Archive for September, 2010

College and Loans

September 26, 2010

http://www.npr.org/templates/story/story.php?storyId=127246882

This girl took on $85k worth of debt to get an English degree from Brandeis, and didn’t seem to spend much time thinking about how she would set up her post-college life to pay the money back. Her reasons for getting the degree—to become a writer in case her acting career couldn’t get off the ground—don’t seem to conform to the realities in either job market.

I don’t think that this girl’s problems are unique; I’ve noticed that many “intellectual” liberal arts college grads find themselves in similar positions. They major in something that they’re passionate about (often taking out significant loans) and find themselves at the end of four years with limited job prospects. The following all seem to be common traits:

1. Taking a narrow view of their strengths and abilities, and thinking of themselves as intellectuals. This automatically biases them against seeking out more remunerative work in the first place.

2. A desire to work in a very specific field arts/humanities, even though jobs are hard to come by, even for PhDs.

3. An unwillingness to “market” themselves for jobs that are complementary to their strengths.

4. Mistakenly thinking that their professors and administrators will prepare them to get good jobs, even though it’s really not their job to do so, and the career office is useful only for those that really work to take advantage of the resources available.

5. Mistakenly thinking that the problem will “sort itself out,” and that they will eventually get a job easily.

I remember thinking, as a very young kid, that people who went to Harvard, Johns Hopkins, Yale, or Stanford (the only schools I was really aware of) were “set for life.” It’s remarkable how un-true that is, and how little college alone really seems to matter in terms of long term earnings potential.

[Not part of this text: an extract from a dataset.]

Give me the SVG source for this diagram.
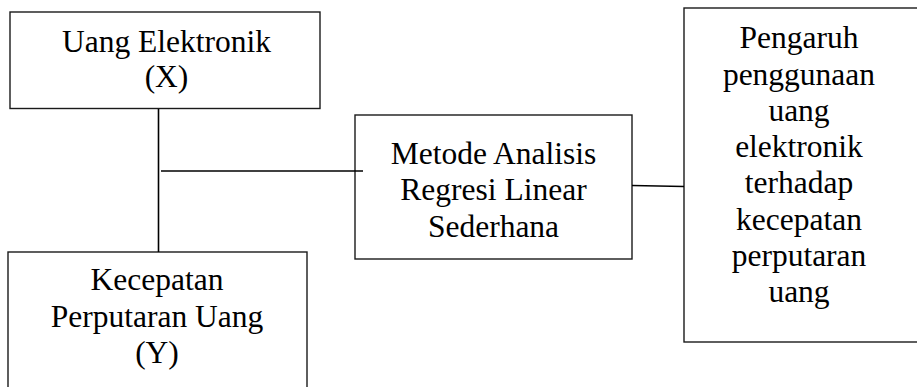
<svg xmlns="http://www.w3.org/2000/svg" width="917" height="387" viewBox="0 0 917 387">
<style>
.box{fill:#fff;stroke:#1a1a1a;stroke-width:1.4}
.ln{stroke:#000;stroke-width:1.6;fill:none}
text{font-family:"Liberation Serif","Times New Roman",serif;font-size:31.5px;fill:#000;text-anchor:middle}
</style>
<rect width="917" height="387" fill="#fff"/>
<g id="node-x">
<rect class="box" x="10" y="12" width="310" height="96.5"/>
<text x="166.5" y="52">Uang Elektronik</text>
<text x="166.5" y="87">(X)</text>
</g>
<g id="node-y">
<rect class="box" x="8" y="252" width="299" height="150"/>
<text x="157" y="290">Kecepatan</text>
<text x="157" y="327">Perputaran Uang</text>
<text x="157" y="363">(Y)</text>
</g>
<g id="node-metode">
<rect class="box" x="355" y="115" width="277" height="144"/>
<text x="493.5" y="164">Metode Analisis</text>
<text x="493.5" y="200">Regresi Linear</text>
<text x="493.5" y="236.5">Sederhana</text>
</g>
<g id="node-pengaruh">
<rect class="box" x="684" y="8" width="250" height="334"/>
<text x="799" y="47.5">Pengaruh</text>
<text x="799" y="85">penggunaan</text>
<text x="799" y="121">uang</text>
<text x="799" y="157">elektronik</text>
<text x="799" y="193">terhadap</text>
<text x="799" y="229.5">kecepatan</text>
<text x="799" y="266">perputaran</text>
<text x="799" y="302">uang</text>
</g>
<g id="connectors">
<line class="ln" x1="158.5" y1="109" x2="158.5" y2="252"/>
<line class="ln" x1="161" y1="171" x2="363" y2="171"/>
<line class="ln" x1="632" y1="185.5" x2="684" y2="186.5"/>
</g>
</svg>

The kids who get good non-profit/private sector jobs or get into good grad schools are fine, but this girl isn’t one of them, and she’s not alone.

I don’t know exactly how to solve this problem. Kids go are constantly told throughout high school that college is the most important thing to prepare for, and that a more prestigious school is always better than a less prestigious one. What’s missing is any corresponding discussion of how to pay for it, or the likely career prospects from different majors and schools.

The easy availability of student loans is, I think, a big problem. No one in their right mind would loan tens of thousands of dollars to an 18-year-old kid with no income. It’s so common with student loans because the loan companies have been able to successfully lobby for making the debt so tough to get rid of. If the borrowers can’t discharge it in bankruptcy, Sallie Mae is going to get paid no matter what. It’s basically a risk-free return, far above the “real” risk free rate on government debt. I would like to see the loan money dry up and have colleges start to compete on price, but I don’t see that happening in the near future. As long as loans are so easily available, the schools will have an incentive to capture as much of it as possible. I’m not sure what a good intermediate-term solution is, but I suspect we’ll be stuck with what we have for a while.